Exactly the lines from the line with "Emit a Python" to the line with "from matplotlib.ticker import MultipleLocator" should be extracted, both included, with no other lines.

== Given records

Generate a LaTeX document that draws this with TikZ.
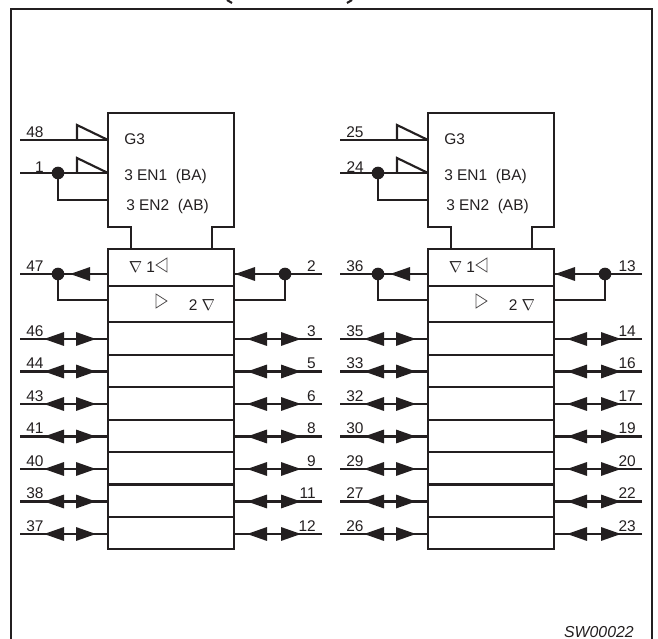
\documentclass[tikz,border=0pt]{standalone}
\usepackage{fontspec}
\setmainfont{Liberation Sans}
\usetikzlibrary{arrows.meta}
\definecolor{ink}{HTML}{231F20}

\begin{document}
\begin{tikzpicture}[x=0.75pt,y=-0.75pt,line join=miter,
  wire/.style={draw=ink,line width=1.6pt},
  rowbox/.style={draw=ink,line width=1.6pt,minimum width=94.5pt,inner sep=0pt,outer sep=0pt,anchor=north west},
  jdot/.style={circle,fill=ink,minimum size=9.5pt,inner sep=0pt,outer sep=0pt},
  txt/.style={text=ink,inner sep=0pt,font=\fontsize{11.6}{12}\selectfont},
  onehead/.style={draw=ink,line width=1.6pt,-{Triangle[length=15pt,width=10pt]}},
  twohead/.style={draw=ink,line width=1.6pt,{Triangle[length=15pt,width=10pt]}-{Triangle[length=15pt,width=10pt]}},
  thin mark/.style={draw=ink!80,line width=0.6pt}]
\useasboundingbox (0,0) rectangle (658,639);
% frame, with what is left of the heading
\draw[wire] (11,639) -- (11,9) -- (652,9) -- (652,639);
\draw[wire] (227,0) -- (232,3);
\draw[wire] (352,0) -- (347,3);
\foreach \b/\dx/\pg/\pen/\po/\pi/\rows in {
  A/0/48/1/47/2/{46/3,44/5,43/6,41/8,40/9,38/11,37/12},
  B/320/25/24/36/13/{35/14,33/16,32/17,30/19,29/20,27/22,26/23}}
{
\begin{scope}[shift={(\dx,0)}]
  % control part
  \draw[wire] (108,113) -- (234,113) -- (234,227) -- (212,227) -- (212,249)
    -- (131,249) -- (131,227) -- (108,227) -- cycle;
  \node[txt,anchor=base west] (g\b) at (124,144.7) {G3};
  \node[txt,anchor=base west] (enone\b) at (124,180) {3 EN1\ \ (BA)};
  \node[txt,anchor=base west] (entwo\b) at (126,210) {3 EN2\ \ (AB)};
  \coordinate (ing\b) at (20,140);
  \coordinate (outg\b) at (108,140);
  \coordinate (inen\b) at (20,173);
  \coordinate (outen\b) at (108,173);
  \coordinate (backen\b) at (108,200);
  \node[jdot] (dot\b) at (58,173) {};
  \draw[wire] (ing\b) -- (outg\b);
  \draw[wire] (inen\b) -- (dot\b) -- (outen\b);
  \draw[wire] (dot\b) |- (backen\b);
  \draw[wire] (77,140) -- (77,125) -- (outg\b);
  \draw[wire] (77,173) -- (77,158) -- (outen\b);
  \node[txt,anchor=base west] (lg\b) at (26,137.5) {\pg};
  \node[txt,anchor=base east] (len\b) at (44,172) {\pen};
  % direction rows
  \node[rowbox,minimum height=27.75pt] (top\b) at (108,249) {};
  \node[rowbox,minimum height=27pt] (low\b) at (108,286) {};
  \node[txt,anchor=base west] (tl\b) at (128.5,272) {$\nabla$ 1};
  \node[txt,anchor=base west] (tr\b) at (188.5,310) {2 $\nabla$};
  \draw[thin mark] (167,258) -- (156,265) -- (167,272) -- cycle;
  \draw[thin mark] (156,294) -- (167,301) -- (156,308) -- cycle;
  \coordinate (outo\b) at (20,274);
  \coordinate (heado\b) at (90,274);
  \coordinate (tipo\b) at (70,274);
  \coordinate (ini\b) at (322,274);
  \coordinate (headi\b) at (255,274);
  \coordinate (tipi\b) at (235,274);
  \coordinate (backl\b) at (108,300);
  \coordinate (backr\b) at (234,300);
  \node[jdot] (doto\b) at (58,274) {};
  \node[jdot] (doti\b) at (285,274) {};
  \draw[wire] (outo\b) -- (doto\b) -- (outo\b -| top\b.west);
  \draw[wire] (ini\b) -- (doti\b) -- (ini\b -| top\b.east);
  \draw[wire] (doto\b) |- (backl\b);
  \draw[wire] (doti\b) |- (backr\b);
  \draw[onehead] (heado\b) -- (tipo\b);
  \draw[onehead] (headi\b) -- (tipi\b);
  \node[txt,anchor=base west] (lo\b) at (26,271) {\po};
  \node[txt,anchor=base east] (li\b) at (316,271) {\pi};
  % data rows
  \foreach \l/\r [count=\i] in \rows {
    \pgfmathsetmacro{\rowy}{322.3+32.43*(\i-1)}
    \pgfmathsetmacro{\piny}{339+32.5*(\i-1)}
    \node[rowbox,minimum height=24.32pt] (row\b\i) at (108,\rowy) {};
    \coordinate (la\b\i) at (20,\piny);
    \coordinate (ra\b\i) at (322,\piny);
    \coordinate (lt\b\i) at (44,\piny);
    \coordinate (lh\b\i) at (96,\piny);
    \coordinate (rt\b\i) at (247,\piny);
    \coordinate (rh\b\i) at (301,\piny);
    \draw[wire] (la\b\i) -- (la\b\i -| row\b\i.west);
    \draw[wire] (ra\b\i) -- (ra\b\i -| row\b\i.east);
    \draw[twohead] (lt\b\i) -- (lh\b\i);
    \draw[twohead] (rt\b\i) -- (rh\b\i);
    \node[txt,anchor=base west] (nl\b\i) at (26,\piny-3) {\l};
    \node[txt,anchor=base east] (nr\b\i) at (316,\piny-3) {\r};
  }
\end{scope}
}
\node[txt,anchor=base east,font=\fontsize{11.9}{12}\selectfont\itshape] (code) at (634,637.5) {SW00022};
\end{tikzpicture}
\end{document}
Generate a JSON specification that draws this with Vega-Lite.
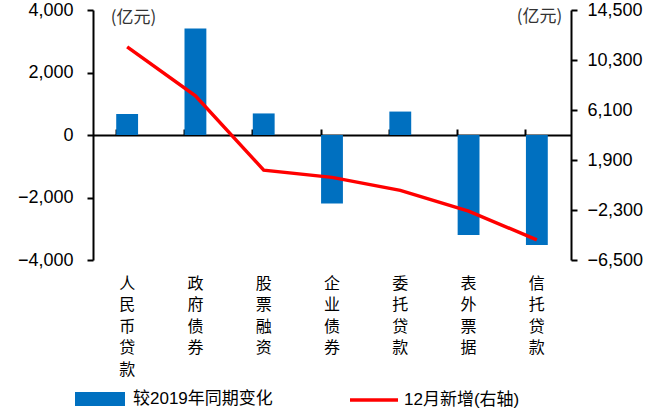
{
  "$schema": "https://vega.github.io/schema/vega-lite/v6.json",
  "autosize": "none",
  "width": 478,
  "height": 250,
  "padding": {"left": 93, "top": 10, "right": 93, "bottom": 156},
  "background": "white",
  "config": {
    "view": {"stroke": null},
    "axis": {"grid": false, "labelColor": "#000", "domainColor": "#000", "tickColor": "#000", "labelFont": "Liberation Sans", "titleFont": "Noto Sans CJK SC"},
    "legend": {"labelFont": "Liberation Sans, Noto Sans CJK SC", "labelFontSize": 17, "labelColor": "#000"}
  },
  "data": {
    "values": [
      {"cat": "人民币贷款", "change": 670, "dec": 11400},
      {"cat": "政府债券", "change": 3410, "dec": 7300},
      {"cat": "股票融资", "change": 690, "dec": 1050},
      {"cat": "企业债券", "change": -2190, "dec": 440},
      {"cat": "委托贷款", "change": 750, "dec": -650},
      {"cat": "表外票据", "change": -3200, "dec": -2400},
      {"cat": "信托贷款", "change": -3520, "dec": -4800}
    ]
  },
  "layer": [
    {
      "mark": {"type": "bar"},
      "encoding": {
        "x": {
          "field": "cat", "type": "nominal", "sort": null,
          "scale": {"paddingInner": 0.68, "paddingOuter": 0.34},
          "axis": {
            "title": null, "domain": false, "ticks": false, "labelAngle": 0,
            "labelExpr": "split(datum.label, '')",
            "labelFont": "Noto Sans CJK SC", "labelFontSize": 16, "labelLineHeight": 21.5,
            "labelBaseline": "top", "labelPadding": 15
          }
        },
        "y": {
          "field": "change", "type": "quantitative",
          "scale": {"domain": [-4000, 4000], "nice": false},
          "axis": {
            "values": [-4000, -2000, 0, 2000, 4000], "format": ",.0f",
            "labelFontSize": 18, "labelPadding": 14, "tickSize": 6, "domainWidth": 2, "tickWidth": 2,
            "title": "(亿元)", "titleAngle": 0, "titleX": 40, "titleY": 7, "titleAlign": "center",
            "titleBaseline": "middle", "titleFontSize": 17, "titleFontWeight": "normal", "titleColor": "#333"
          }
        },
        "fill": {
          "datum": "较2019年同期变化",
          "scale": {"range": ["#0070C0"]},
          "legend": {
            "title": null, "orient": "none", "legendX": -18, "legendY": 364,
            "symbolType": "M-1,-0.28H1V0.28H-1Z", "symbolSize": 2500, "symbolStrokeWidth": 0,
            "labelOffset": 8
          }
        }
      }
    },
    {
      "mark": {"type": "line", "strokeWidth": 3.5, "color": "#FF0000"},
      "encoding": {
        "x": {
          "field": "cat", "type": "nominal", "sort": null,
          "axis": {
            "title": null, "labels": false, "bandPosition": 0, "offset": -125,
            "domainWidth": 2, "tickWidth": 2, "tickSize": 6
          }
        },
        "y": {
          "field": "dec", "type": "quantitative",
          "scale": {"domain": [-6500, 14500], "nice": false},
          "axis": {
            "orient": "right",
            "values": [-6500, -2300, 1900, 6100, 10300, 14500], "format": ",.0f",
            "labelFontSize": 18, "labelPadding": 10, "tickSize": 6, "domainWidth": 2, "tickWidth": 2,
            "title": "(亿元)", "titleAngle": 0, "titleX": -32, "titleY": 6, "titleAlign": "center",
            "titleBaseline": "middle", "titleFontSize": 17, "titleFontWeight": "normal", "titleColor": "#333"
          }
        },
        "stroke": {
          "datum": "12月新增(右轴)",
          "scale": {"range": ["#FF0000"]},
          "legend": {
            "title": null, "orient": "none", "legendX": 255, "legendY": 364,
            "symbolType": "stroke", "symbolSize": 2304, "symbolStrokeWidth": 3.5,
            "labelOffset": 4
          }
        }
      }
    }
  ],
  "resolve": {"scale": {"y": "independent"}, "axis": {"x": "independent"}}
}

====
== Given records

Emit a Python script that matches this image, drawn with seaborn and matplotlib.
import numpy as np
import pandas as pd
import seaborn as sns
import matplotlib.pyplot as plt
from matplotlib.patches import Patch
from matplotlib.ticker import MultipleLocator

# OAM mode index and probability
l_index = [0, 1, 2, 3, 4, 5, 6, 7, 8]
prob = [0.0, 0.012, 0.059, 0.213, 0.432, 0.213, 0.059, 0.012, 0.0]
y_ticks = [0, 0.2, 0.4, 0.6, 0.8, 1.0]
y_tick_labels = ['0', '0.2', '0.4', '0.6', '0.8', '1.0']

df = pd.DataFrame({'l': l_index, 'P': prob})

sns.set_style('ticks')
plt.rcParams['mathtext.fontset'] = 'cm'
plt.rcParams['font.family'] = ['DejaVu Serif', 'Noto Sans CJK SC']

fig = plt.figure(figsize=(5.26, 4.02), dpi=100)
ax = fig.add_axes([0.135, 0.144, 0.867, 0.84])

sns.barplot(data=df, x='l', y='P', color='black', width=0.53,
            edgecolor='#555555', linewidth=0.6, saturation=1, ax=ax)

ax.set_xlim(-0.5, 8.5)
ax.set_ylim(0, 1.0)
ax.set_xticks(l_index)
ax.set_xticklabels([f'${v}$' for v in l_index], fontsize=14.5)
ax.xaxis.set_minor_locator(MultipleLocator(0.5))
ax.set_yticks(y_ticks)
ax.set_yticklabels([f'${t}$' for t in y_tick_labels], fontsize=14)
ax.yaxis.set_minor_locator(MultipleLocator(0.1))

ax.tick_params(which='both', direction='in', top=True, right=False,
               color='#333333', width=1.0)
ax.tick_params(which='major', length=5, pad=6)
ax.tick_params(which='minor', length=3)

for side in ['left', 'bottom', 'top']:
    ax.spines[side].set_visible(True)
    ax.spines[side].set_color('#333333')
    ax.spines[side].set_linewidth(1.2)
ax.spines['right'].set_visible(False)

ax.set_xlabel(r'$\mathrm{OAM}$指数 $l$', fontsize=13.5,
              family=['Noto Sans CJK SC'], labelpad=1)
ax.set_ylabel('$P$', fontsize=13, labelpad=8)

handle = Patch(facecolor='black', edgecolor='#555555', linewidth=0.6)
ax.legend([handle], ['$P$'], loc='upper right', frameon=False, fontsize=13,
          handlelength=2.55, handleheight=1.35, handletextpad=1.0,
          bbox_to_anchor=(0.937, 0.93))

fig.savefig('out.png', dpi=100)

====

Response ->
Emit a Python script that matches this image, drawn with seaborn and matplotlib.
import numpy as np
import pandas as pd
import seaborn as sns
import matplotlib.pyplot as plt
from matplotlib.patches import Patch
from matplotlib.ticker import MultipleLocator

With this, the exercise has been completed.